The need for developing this training came out of a recognition within a number of schools that ــ whilst schools addressed the learning of English in holistic ways ــ there was a distinct deficit in teaching and learning processes for explicit, systematic and integrated instruction. Teachers and specialists have developed an approach which demonstrates excellence in teaching practice, based on areas identified in research on the Psychology of Reading and Reading Development. Some of these areas include:
1. RESEARCH-BASED TEACHING PRACTICE
Research-based teaching practices are defined and instructional practices are rehearsed and developed by teachers under the guidance of experienced instructors.
2. A FULL RANGE OF LANGUAGE EXPERIENCES
Instructional practices need to include, and develop, a full range of language experiences so that teachers gain proficiency in teaching foundational literacy sub-skills and their application.
3. INTEGRATED AND SYSTEMATIC LITERACY INSTRUCTION
Instruction needs to be both integrated and systematic. Integrated instruction teaches both individual literacy skills and the interactive use of these skills.
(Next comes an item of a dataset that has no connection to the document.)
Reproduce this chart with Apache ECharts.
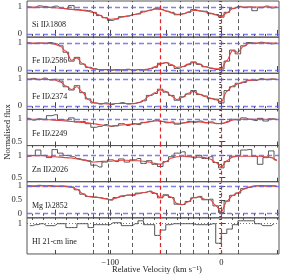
<!DOCTYPE html>
<html><head><meta charset="utf-8">
<script src="https://cdn.jsdelivr.net/npm/echarts@6/dist/echarts.min.js"></script>
<style>html,body{margin:0;padding:0;background:#fff}#c{width:299px;height:276px}</style>
</head><body><div id="c"></div>
<script>
// ---- data ----
const velocity = [-175,-170,-165,-160,-155,-150,-145,-140,-135,-130,-125,-120,-115,-110,-105,-100,-95,-90,-85,-80,-75,-70,-65,-60,-55,-50,-45,-40,-35,-30,-25,-20,-15,-10,-5,0,5,10,15,20,25,30,35,40,45,50];

const siII1808Flux  = [1.0,0.97,1.04,1.02,0.99,1.03,0.96,0.93,1.05,0.9,0.88,0.86,0.8,0.68,0.6,0.5,0.55,0.64,0.66,0.72,0.74,0.84,0.88,0.95,0.91,0.84,0.8,0.71,0.75,0.8,0.9,0.85,0.84,0.75,0.72,0.62,0.8,0.95,1.02,0.98,1.0,0.86,0.97,1.03,0.96,1.0];
const siII1808Model = [1.0,1.0,0.99,0.99,0.98,0.97,0.95,0.93,0.91,0.89,0.87,0.84,0.79,0.70,0.60,0.54,0.56,0.62,0.66,0.70,0.75,0.81,0.87,0.92,0.92,0.86,0.78,0.73,0.73,0.81,0.87,0.86,0.82,0.77,0.70,0.64,0.78,0.93,0.99,1.0,1.0,1.0,1.0,1.0,1.0,1.0];

const feII2586Flux  = [1.01,0.98,1.0,0.99,1.02,0.97,0.9,0.66,0.33,0.47,0.22,0.1,0.05,0.0,0.02,-0.01,0.02,0.0,0.03,-0.02,0.02,0.0,0.05,0.1,0.25,0.27,0.17,0.06,0.13,0.2,0.3,0.21,0.12,0.06,0.02,0.04,0.33,0.74,0.6,0.9,1.02,0.99,1.03,1.0,0.97,1.0];
const feII2586Model = [1,1,1,1,0.99,0.96,0.88,0.7,0.36,0.45,0.24,0.1,0.04,0.02,0.01,0.01,0.01,0.01,0.01,0.01,0.01,0.01,0.04,0.12,0.22,0.28,0.2,0.1,0.12,0.22,0.28,0.23,0.13,0.08,0.05,0.05,0.35,0.72,0.66,0.88,0.99,1,1,1,1,1];

const feII2374Flux  = [1.0,1.03,0.98,1.04,0.97,1.0,0.93,0.72,0.6,0.76,0.5,0.27,0.12,0.08,0.12,0.06,0.1,0.13,0.08,0.1,0.14,0.2,0.4,0.47,0.63,0.52,0.4,0.22,0.35,0.45,0.58,0.43,0.38,0.28,0.26,0.12,0.58,0.72,0.85,0.88,0.97,0.95,1.02,0.98,1.01,0.99];
const feII2374Model = [1,1,1,1,0.99,0.97,0.9,0.75,0.62,0.72,0.52,0.25,0.13,0.1,0.09,0.08,0.1,0.1,0.1,0.09,0.12,0.22,0.38,0.5,0.6,0.55,0.38,0.25,0.32,0.48,0.55,0.45,0.36,0.3,0.24,0.16,0.55,0.75,0.82,0.9,0.95,0.97,0.99,1,1,1];

const feII2249Flux  = [1.02,0.98,1.01,1.0,1.08,1.1,0.99,0.98,1.03,0.94,0.95,0.9,0.82,0.84,0.88,0.84,0.85,0.9,0.86,0.9,0.88,0.93,0.95,0.98,0.95,0.92,0.94,0.89,0.92,0.95,0.93,0.96,0.92,0.94,0.9,0.91,0.95,1.0,0.98,1.03,1.0,0.97,1.02,0.96,1.01,0.99];
const feII2249Model = [1.0,1.0,1.0,0.99,0.99,0.98,0.97,0.96,0.95,0.94,0.93,0.92,0.9,0.88,0.86,0.85,0.86,0.87,0.88,0.89,0.9,0.92,0.94,0.96,0.96,0.94,0.92,0.91,0.91,0.93,0.95,0.94,0.93,0.92,0.91,0.9,0.93,0.98,1.0,1.0,1.0,1.0,1.0,1.0,1.0,1.0];

const znII2026Flux  = [0.98,1.0,1.12,1.0,0.95,1.13,1.05,1.0,0.97,0.93,0.9,0.88,0.78,0.74,0.85,0.9,0.86,0.92,0.85,0.9,0.93,0.82,0.88,0.8,0.75,0.86,0.97,1.05,1.08,0.98,0.94,1.0,0.93,0.97,0.84,0.72,0.86,0.98,1.0,1.12,1.13,0.98,0.8,0.95,1.1,0.9];
const znII2026Model = [0.98,0.99,0.99,0.99,0.98,0.97,0.96,0.95,0.94,0.92,0.9,0.87,0.85,0.86,0.87,0.87,0.88,0.89,0.89,0.88,0.88,0.87,0.85,0.82,0.8,0.86,0.94,0.97,0.98,0.97,0.96,0.96,0.95,0.92,0.84,0.74,0.88,0.96,0.98,0.98,0.98,0.98,0.98,0.97,0.95,0.88];

const mgI2852Flux   = [1.0,0.98,1.02,1.0,1.01,0.98,0.99,0.97,0.96,0.86,0.7,0.62,0.6,0.57,0.54,0.49,0.58,0.62,0.67,0.66,0.74,0.76,0.81,0.73,0.57,0.68,0.58,0.34,0.33,0.44,0.57,0.62,0.5,0.52,0.28,0.04,0.45,0.66,0.74,0.9,0.95,1.0,1.01,0.99,1.0,0.98];
const mgI2852Model  = [1.0,1.0,1.0,1.0,0.99,0.99,0.99,0.99,0.95,0.88,0.72,0.62,0.59,0.58,0.54,0.5,0.56,0.64,0.66,0.68,0.72,0.76,0.8,0.75,0.58,0.66,0.6,0.36,0.32,0.42,0.58,0.6,0.52,0.5,0.3,0.06,0.45,0.65,0.75,0.88,0.96,0.99,1.0,1.0,1.0,0.99];

const hiVelocity = [-172.5,-167.5,-162.5,-157.5,-152.5,-147.5,-142.5,-137.5,-132.5,-127.5,-122.5,-117.5,-112.5,-107.5,-102.5,-97.5,-92.5,-87.5,-82.5,-77.5,-72.5,-67.5,-62.5,-57.5,-52.5,-47.5,-42.5,-37.5,-32.5,-27.5,-22.5,-17.5,-12.5,-7.5,-2.5,2.5,7.5,12.5,17.5,22.5,27.5,32.5,37.5,42.5,47.5];
const hiFlux = [0.98,0.99,1.0,0.98,0.98,1.0,1.0,0.96,0.96,1.0,1.0,0.96,0.99,0.99,0.99,1.01,1.01,0.98,0.98,1.0,1.03,0.99,0.99,0.88,0.935,0.99,1.0,1.0,1.0,1.0,0.99,0.99,0.99,1.0,0.80,0.90,0.945,0.99,1.03,1.03,1.03,1.0,0.98,0.98,1.0];

const componentVelocities = [-115,-102,-80,-37,-25,-12,15];
const mainVelocities = [-55, 0];
const panelLabels = ['Si IIλ1808','Fe IIλ2586','Fe IIλ2374','Fe IIλ2249','Zn IIλ2026','Mg Iλ2852','HI 21-cm line'];
const yTickLabels = [[0,1],[0,1],[0,1],[0.5,1],[0.5,1],[0,0.5,1],[1]];
const xTickLabels = [-100, 0];
const xMajorTicks = [-150,-100,-50,0,50];

// ---- layout ----
const fluxes = [siII1808Flux, feII2586Flux, feII2374Flux, feII2249Flux, znII2026Flux, mgI2852Flux];
const models = [siII1808Model, feII2586Model, feII2374Model, feII2249Model, znII2026Model, mgI2852Model];
const yRanges = [[-0.12,1.22],[-0.12,1.22],[-0.12,1.22],[0.41,1.22],[0.41,1.22],[-0.15,1.15],[0.69,1.06]];
const blueLines = [[0,1],[0,1],[0,1],[1],[1],[0,1],[]];
const L = 27, W = 252, T0 = 1, H = 36.14;
const FONT = '"Liberation Serif", "DejaVu Serif", serif';

const grids = [], xAxes = [], yAxes = [], series = [], graphics = [];
const xMinor = []; for (let v = -170; v <= 50; v += 10) xMinor.push(v);

for (let i = 0; i < 7; i++) {
  const top = T0 + i * H;
  grids.push({left: L, width: W, top: top, height: H, show: true, borderColor: '#555', borderWidth: 1, backgroundColor: 'transparent'});
  const last = i === 6;
  xAxes.push({type: 'value', gridIndex: i, min: -175, max: 52, position: 'bottom',
    axisLine: {show: false}, splitLine: {show: false},
    axisTick: {show: true, inside: true, length: 4, customValues: xMajorTicks, lineStyle: {color: '#444'}},
    axisLabel: {show: last, customValues: xTickLabels, margin: 4, fontSize: 8.5, fontFamily: FONT, color: '#222',
      formatter: v => v < 0 ? '\u2212' + Math.abs(v) : String(v)}});
  xAxes.push({type: 'value', gridIndex: i, min: -175, max: 52, position: 'top',
    axisLine: {show: false}, splitLine: {show: false},
    axisTick: {show: true, inside: true, length: 2, customValues: xMinor, lineStyle: {color: '#444'}},
    axisLabel: {show: false}});
  const [mn, mx] = yRanges[i];
  const step = i === 6 ? 0.05 : 0.1;
  const minorY = [];
  for (let v = Math.ceil(mn / step) * step; v <= mx + 1e-9; v += step) minorY.push(+v.toFixed(3));
  yAxes.push({type: 'value', gridIndex: i, min: mn, max: mx, position: 'left',
    axisLine: {show: false}, splitLine: {show: false},
    axisTick: {show: true, inside: true, length: 4, customValues: yTickLabels[i], lineStyle: {color: '#444'}},
    axisLabel: {show: true, customValues: yTickLabels[i], margin: 5, fontSize: 8.5, fontFamily: FONT, color: '#222',
      formatter: v => String(v)}});
  yAxes.push({type: 'value', gridIndex: i, min: mn, max: mx, position: 'right',
    axisLine: {show: false}, splitLine: {show: false},
    axisTick: {show: true, inside: true, length: 2, customValues: minorY, lineStyle: {color: '#444'}},
    axisLabel: {show: false}});

  const mlData = [];
  componentVelocities.forEach(v => mlData.push({xAxis: v, lineStyle: {color: '#333', type: [4, 3], width: 0.8}}));
  mainVelocities.forEach(v => mlData.push({xAxis: v, lineStyle: {color: '#e02424', type: [4, 3], width: 1.2}}));
  blueLines[i].forEach(y => mlData.push({yAxis: y, lineStyle: {color: '#6060f0', type: [5, 3], width: 1.4, opacity: 0.8}}));
  if (last) mlData.push({yAxis: 1, lineStyle: {color: '#555', type: [1, 2], width: 0.8}});

  if (!last) {
    series.push({type: 'line', xAxisIndex: 2 * i, yAxisIndex: 2 * i, step: 'middle', symbol: 'none', z: 3,
      data: velocity.map((v, k) => [v, fluxes[i][k]]),
      lineStyle: {color: '#444', width: 0.9},
      markLine: {silent: true, symbol: 'none', label: {show: false}, emphasis: {disabled: true}, data: mlData}});
    series.push({type: 'line', xAxisIndex: 2 * i, yAxisIndex: 2 * i, smooth: 0.3, smoothMonotone: 'x', symbol: 'none', z: 4,
      data: velocity.map((v, k) => [v, models[i][k]]),
      lineStyle: {color: '#e8403a', width: 1.1}});
  } else {
    series.push({type: 'line', xAxisIndex: 2 * i, yAxisIndex: 2 * i, step: 'middle', symbol: 'none', z: 3,
      data: hiVelocity.map((v, k) => [v, hiFlux[k]]),
      lineStyle: {color: '#555', width: 1},
      markLine: {silent: true, symbol: 'none', label: {show: false}, emphasis: {disabled: true}, data: mlData}});
  }
  graphics.push({type: 'text', left: 32, top: top + 20, z: 10,
    style: {text: panelLabels[i], font: '8px ' + FONT, fill: '#222'}});
}

graphics.push({type: 'text', x: 8, y: 132, rotation: Math.PI / 2, z: 10,
  style: {text: 'Normalised flux', font: '8.5px ' + FONT, fill: '#222', align: 'center', verticalAlign: 'middle'}});
graphics.push({type: 'text', x: 157, y: 270, z: 10,
  style: {text: 'Relative Velocity (km s\u207B\u00B9)', font: '8.5px ' + FONT, fill: '#222', align: 'center', verticalAlign: 'middle'}});

const chart = echarts.init(document.getElementById('c'), null, {renderer: 'canvas'});
chart.setOption({animation: false, grid: grids, xAxis: xAxes, yAxis: yAxes, series: series, graphic: graphics});
</script>
</body></html>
Systematic instruction enables students to understand the learning processes and therefore make cognitive connections to spoken and then printed English.
4. A NEW GENERATION OF PHONICS
Phonics addresses critical skill building in the well-researched areas of Phonemic Awareness and Phonic knowledge. 46 speech sounds and 70 symbols replace the oft taught, but inadequate correlation of one sound for one letter. Students explore sound/symbol options (Phonemic Awareness) through auditory/visual processes. Phonics instruction must immediately apply isolated sound/symbol combinations within whole words.
5. MULTISENSORY INSTRUCTION
Developing auditory, visual and tactile-kinaesthetic processes will ensure that all learning modalities are addressed and that each pupil's sensory system is developing for Spelling, Writing and Reading. Seeing, hearing, saying and writing sounds helps students conceptualise sounds and speech in vocabulary, develop linguistic awareness and access meaning constructed from print.
6. TRANSLATION FROM RESEARCH INTO LITERACY PRACTICE
Evidence-based research needs to be translated from theory into practical teaching techniques. Instructional expertise will give teachers greater confidence to exercise professional judgement when evaluating pupils' progress and developing programs which meets students' literacy needs within their current curriculum.
7. METACOGNITIVE LEARNING STRATEGIES
Current research and internationally recognised teaching strategies and techniques are applied to Spelling, Written Expression and Reading Comprehension. An appreciation about language learning is achieved through a blend of perceptual and cognitive development, and metacognitive understanding.